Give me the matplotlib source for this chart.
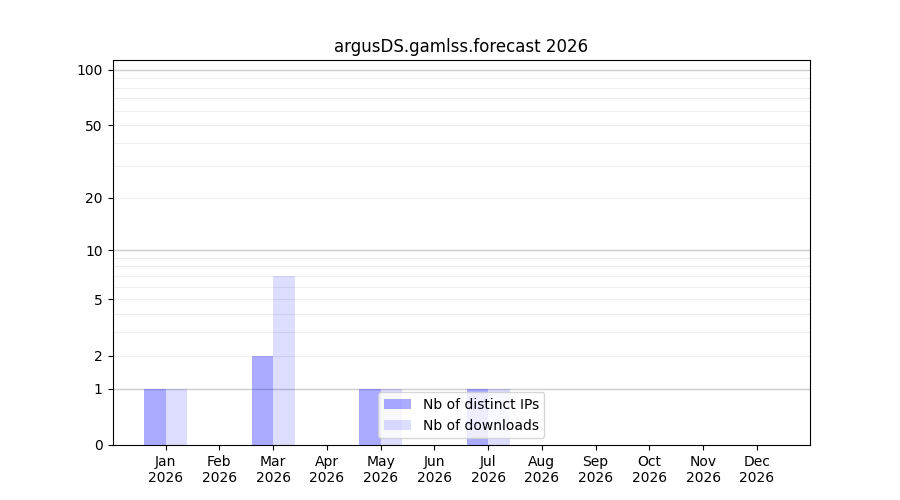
import matplotlib
matplotlib.use("Agg")
import matplotlib.pyplot as plt
import numpy as np

months = ["Jan", "Feb", "Mar", "Apr", "May", "Jun", "Jul", "Aug", "Sep", "Oct", "Nov", "Dec"]
year = "2026"
distinct_ips = [1, 0, 2, 0, 1, 0, 1, 0, 0, 0, 0, 0]
downloads = [1, 0, 7, 0, 1, 0, 1, 0, 0, 0, 0, 0]
y_ticks = [0, 1, 2, 5, 10, 20, 50, 100]
y_major_grid = [1, 10, 100]
y_minor_grid = [2, 3, 4, 5, 6, 7, 8, 9, 20, 30, 40, 50, 60, 70, 80, 90]

fig, ax = plt.subplots(figsize=(9, 5), dpi=100)

ax.set_yscale("function", functions=(lambda v: np.log10(1 + np.clip(v, 0, None)),
                                     lambda v: 10 ** v - 1))

x = np.arange(len(months))
w = 0.4
for yv in y_major_grid:
    ax.axhline(yv, color="#cccccc", lw=1, zorder=0)
for yv in y_minor_grid:
    ax.axhline(yv, color="#eeeeee", lw=0.8, zorder=0)

ax.bar(x - w / 2, distinct_ips, width=w, color="blue", alpha=1 / 3, label="Nb of distinct IPs", zorder=1)
ax.bar(x + w / 2, downloads, width=w, color="blue", alpha=0.135, label="Nb of downloads", zorder=1)

ax.set_xticks(x)
ax.set_xticklabels([f"{m}\n{year}" for m in months])
ax.set_xlim(-0.99, 11.99)
ax.set_ylim(0, 113)
ax.set_yticks(y_ticks)
ax.set_yticklabels([str(t) for t in y_ticks])
ax.yaxis.set_minor_locator(matplotlib.ticker.NullLocator())
ax.set_title("argusDS.gamlss.forecast 2026")
ax.legend(loc="lower center")

fig.savefig("out.png")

---------------

— WHAT IS ASKED —
From the first line above through the line containing "import numpy as np", copy everything exactly, without the pictures.

— RESPONSE BELOW —
Give me the matplotlib source for this chart.
import matplotlib
matplotlib.use("Agg")
import matplotlib.pyplot as plt
import numpy as np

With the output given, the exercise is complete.